Copy all lines holding the word "this" from the entries.

(Code that draws figures)
☆ ☆ ☆ ☆ ☆
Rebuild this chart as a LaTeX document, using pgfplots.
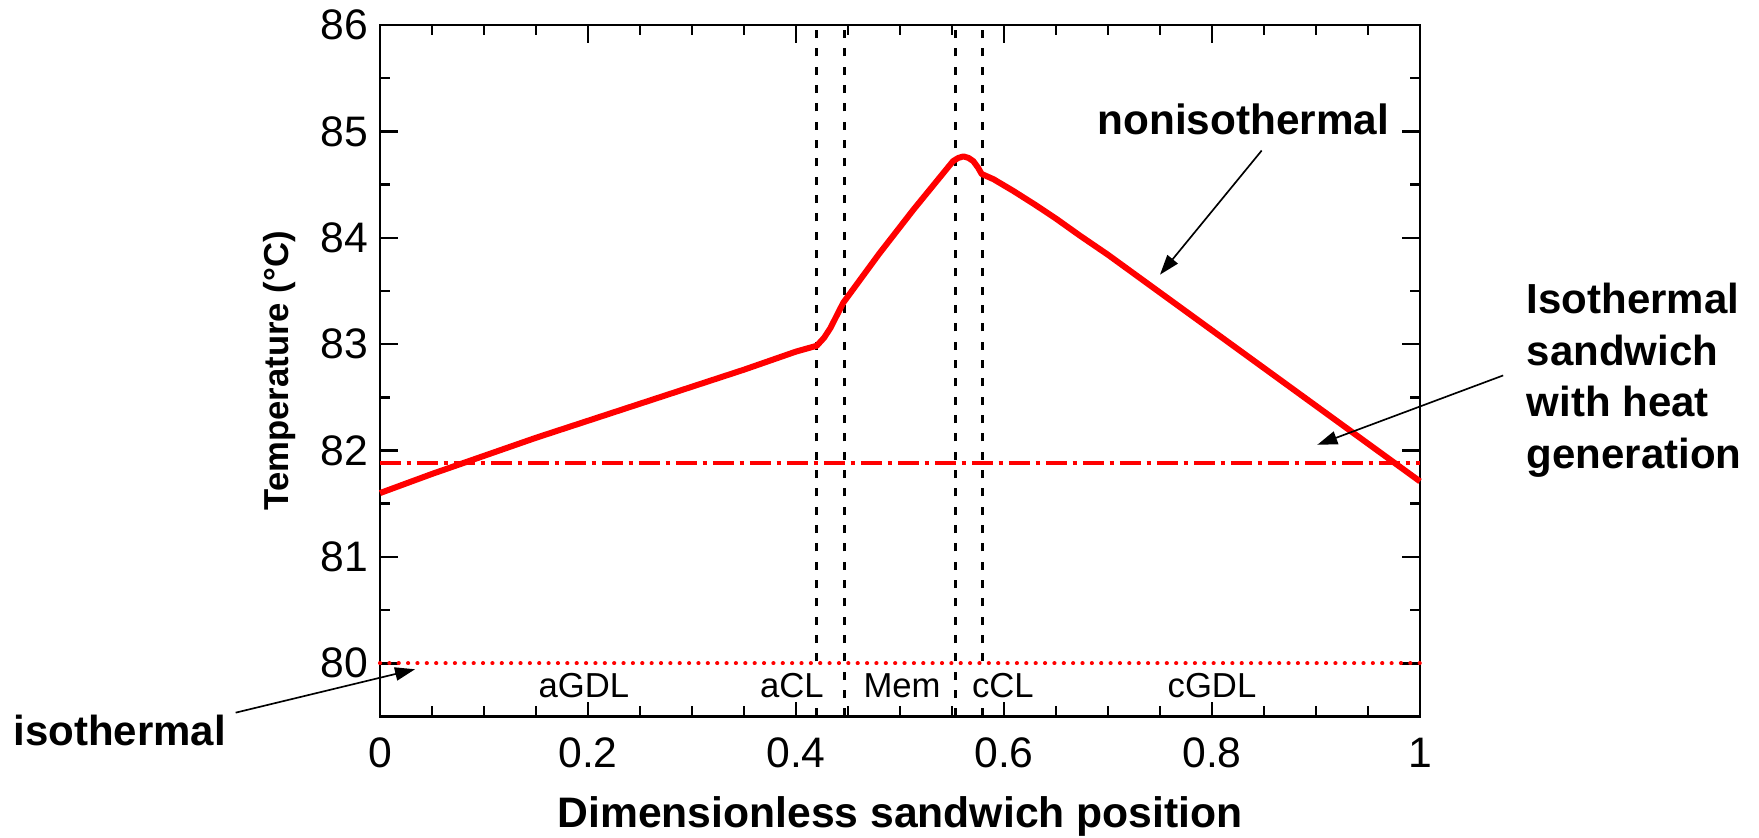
\documentclass[border=0pt]{standalone}
\usepackage{fontspec}
\setmainfont{Liberation Sans}
\usepackage{pgfplots}
\pgfplotsset{compat=1.18}
\usetikzlibrary{arrows.meta}

\begin{document}
\begin{tikzpicture}
\path[use as bounding box] (-114pt,-36.45pt) rectangle (413.7pt,214.95pt);
\begin{axis}[
  at={(0,0)}, anchor=south west,
  scale only axis, width=312pt, height=207.45pt,
  xmin=0, xmax=1, ymin=79.5, ymax=86,
  xtick={0,0.2,0.4,0.6,0.8,1}, xticklabels={0,0.2,0.4,0.6,0.8,1},
  minor x tick num=3,
  ytick={80,81,82,83,84,85,86}, yticklabels={80,81,82,83,84,85,86},
  minor y tick num=1,
  tick align=inside,
  major tick length=5.4pt, minor tick length=3pt,
  tick style={black, line width=0.75pt},
  axis line style={line width=0.8pt},
  tick label style={font=\fontsize{12.8}{14}\selectfont, inner sep=0pt},
  xticklabel style={anchor=north, yshift=-6.3pt},
  yticklabel style={anchor=east, xshift=-3.4pt},
  clip=false,
]
% layer boundaries
\addplot[black, line width=0.95pt, dash pattern=on 2.4pt off 3.1pt] coordinates {(0.42,79.5) (0.42,86)};
\addplot[black, line width=0.95pt, dash pattern=on 2.4pt off 3.1pt] coordinates {(0.447,79.5) (0.447,86)};
\addplot[black, line width=0.95pt, dash pattern=on 2.4pt off 3.1pt] coordinates {(0.553,79.5) (0.553,86)};
\addplot[black, line width=0.95pt, dash pattern=on 2.4pt off 3.1pt] coordinates {(0.579,79.5) (0.579,86)};
% isothermal
\addplot[red, line width=1.25pt, line cap=round, dash pattern=on 0.01pt off 2.8pt] coordinates {(0,80) (1,80)};
% isothermal with heat generation
\addplot[red, line width=1.15pt, dash pattern=on 6.2pt off 1.8pt on 1.3pt off 1.8pt] coordinates {(0,81.88) (1,81.88)};
% nonisothermal
\addplot[red, line width=1.8pt, line join=round] coordinates {
 (0,81.60) (0.05,81.78) (0.1,81.95) (0.15,82.12) (0.2,82.28) (0.25,82.44)
 (0.3,82.60) (0.35,82.76) (0.4,82.93) (0.42,82.985) (0.427,83.06) (0.433,83.15)
 (0.4455,83.39) (0.48,83.85) (0.513,84.265) (0.551,84.72) (0.556,84.75)
 (0.561,84.765) (0.566,84.75) (0.5705,84.72) (0.575,84.66) (0.5785,84.60)
 (0.59,84.55) (0.609,84.44) (0.63,84.31) (0.65,84.18) (0.673,84.02) (0.7,83.84)
 (1.0,81.71)};

\node[anchor=base, fill=white, inner sep=1pt, font=\fontsize{10.4}{12}\selectfont] at (axis cs:0.196,79.674) {aGDL};
\node[anchor=base, fill=white, inner sep=1pt, font=\fontsize{10.4}{12}\selectfont] at (axis cs:0.396,79.674) {aCL};
\node[anchor=base, fill=white, inner sep=1pt, font=\fontsize{10.4}{12}\selectfont] at (axis cs:0.502,79.674) {Mem};
\node[anchor=base, fill=white, inner sep=1pt, font=\fontsize{10.4}{12}\selectfont] at (axis cs:0.599,79.674) {cCL};
\node[anchor=base, fill=white, inner sep=1pt, font=\fontsize{10.4}{12}\selectfont] at (axis cs:0.80,79.674) {cGDL};

\draw[-{Triangle[length=6pt,width=4pt]}, line width=0.5pt] (axis cs:0.8478,84.82) -- (axis cs:0.75,83.653);
\draw[-{Triangle[length=6pt,width=4pt]}, line width=0.5pt] (axis cs:-0.1388,79.536) -- (axis cs:0.0337,79.944);
\draw[-{Triangle[length=6pt,width=4pt]}, line width=0.5pt] (axis cs:1.080,82.706) -- (axis cs:0.9013,82.054);

\node[anchor=base east, inner sep=0pt, font=\bfseries\fontsize{12.7}{15}\selectfont] at (axis cs:0.971,84.97) {nonisothermal};
\node[anchor=base west, inner sep=0pt, font=\bfseries\fontsize{12.6}{15}\selectfont] at (axis cs:-0.353,79.232) {isothermal};
\node[anchor=north west, inner sep=0pt, align=left, font=\bfseries\fontsize{12.6}{15.45}\selectfont] at (axis cs:1.102,83.578) {Isothermal\\sandwich\\with heat\\generation};

\node[rotate=90, inner sep=0pt, font=\bfseries\fontsize{10.4}{12}\selectfont] at (rel axis cs:-0.0962,0.5) {Temperature (°C)};
\node[anchor=base, inner sep=0pt, font=\bfseries\fontsize{12.8}{15}\selectfont] at (rel axis cs:0.5,-0.16124) {Dimensionless sandwich position};
\end{axis}
\end{tikzpicture}
\end{document}
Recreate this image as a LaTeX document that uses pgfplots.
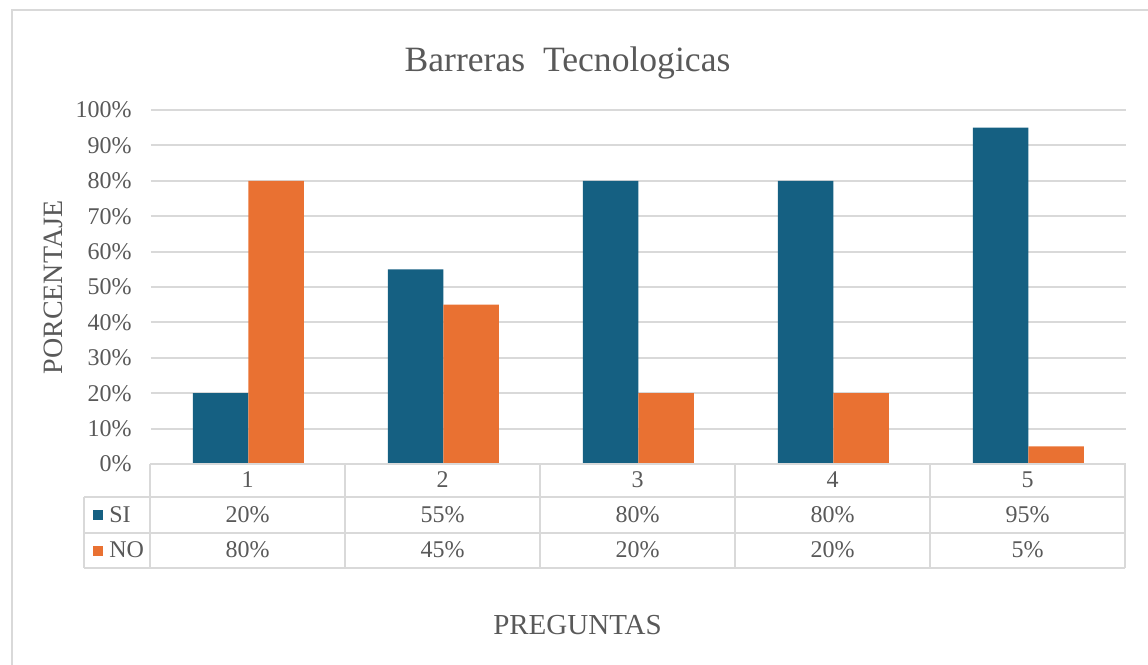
\documentclass[border=0pt]{standalone}
\usepackage{fontspec}
\setmainfont{Liberation Serif}
\usepackage{pgfplots}
\pgfplotsset{compat=1.18}
\definecolor{siblue}{HTML}{156082}
\definecolor{noorange}{HTML}{E97132}
\definecolor{gridgray}{HTML}{D9D9D9}
\definecolor{txtgray}{HTML}{595959}
\begin{document}
\begin{tikzpicture}
\path[use as bounding box] (0,0) rectangle (574pt,332.5pt);
\begin{scope}[x=0.5pt,y=-0.5pt,shift={(0pt,332.5pt)}]
\draw[gridgray,line width=1pt] (12,670) -- (12,10) -- (1150,10);
\end{scope}
\begin{axis}[at={(75.5pt,100.5pt)},anchor=south west,scale only axis,
 width=487.5pt,height=177pt,
 xmin=0.5,xmax=5.5,ymin=0,ymax=100,
 ybar=0pt, bar width=27.75pt,
 axis line style={draw=none}, major tick length=0pt,
 xtick=\empty, ytick={0,10,...,100},
 ymajorgrids, grid style={gridgray,line width=1pt},
 yticklabel={\pgfmathprintnumber{\tick}\%},
 /pgf/number format/assume math mode=true,
 yticklabel style={font=\fontsize{12pt}{14pt}\selectfont, text=txtgray, inner sep=0pt, xshift=-9.5pt},
 clip=false]
\addplot[fill=siblue,draw=none] coordinates {(1,20) (2,55) (3,80) (4,80) (5,95)};
\addplot[fill=noorange,draw=none] coordinates {(1,80) (2,45) (3,20) (4,20) (5,5)};
\end{axis}
\begin{scope}[x=0.5pt,y=-0.5pt,shift={(0pt,332.5pt)}]
\begin{scope}[gridgray,line width=1pt]
\draw (150,464) -- (1125,464);
\foreach \y in {497,533,568} \draw (84,\y) -- (1125,\y);
\foreach \x in {150,345,540,735,930,1125} \draw (\x,464) -- (\x,568);
\draw (84,497) -- (84,568);
\end{scope}
\begin{scope}[every node/.style={text=txtgray,font=\fontsize{12pt}{14pt}\selectfont}]
\foreach \i/\s/\n in {1/20/80,2/55/45,3/80/20,4/80/20,5/95/5}{
  \pgfmathsetmacro{\cx}{150+195*(\i-0.5)}
  \node[anchor=base] at (\cx,488) {\i};
  \node[anchor=base] at (\cx,523) {\s\%};
  \node[anchor=base] at (\cx,558) {\n\%};
}
\node[anchor=base west,inner sep=0pt] at (109,523) {SI};
\node[anchor=base west,inner sep=0pt] at (109,558) {NO};
\end{scope}
\fill[siblue] (93,510) rectangle (103,520);
\fill[noorange] (93,546) rectangle (103,556);
\node[anchor=base,text=txtgray,font=\fontsize{17.8pt}{20pt}\selectfont] at (567.5,72) {Barreras\ \ Tecnologicas};
\node[anchor=base,text=txtgray,font=\fontsize{14.5pt}{17pt}\selectfont] at (577.5,635) {PREGUNTAS};
\node[anchor=base,rotate=90,text=txtgray,font=\fontsize{14pt}{17pt}\selectfont] at (62,287.5) {PORCENTAJE};
\end{scope}
\end{tikzpicture}
\end{document}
☆ ☆ ☆ ☆ ☆
◆ Response
Rebuild this chart as a LaTeX document, using pgfplots.
Recreate this image as a LaTeX document that uses pgfplots.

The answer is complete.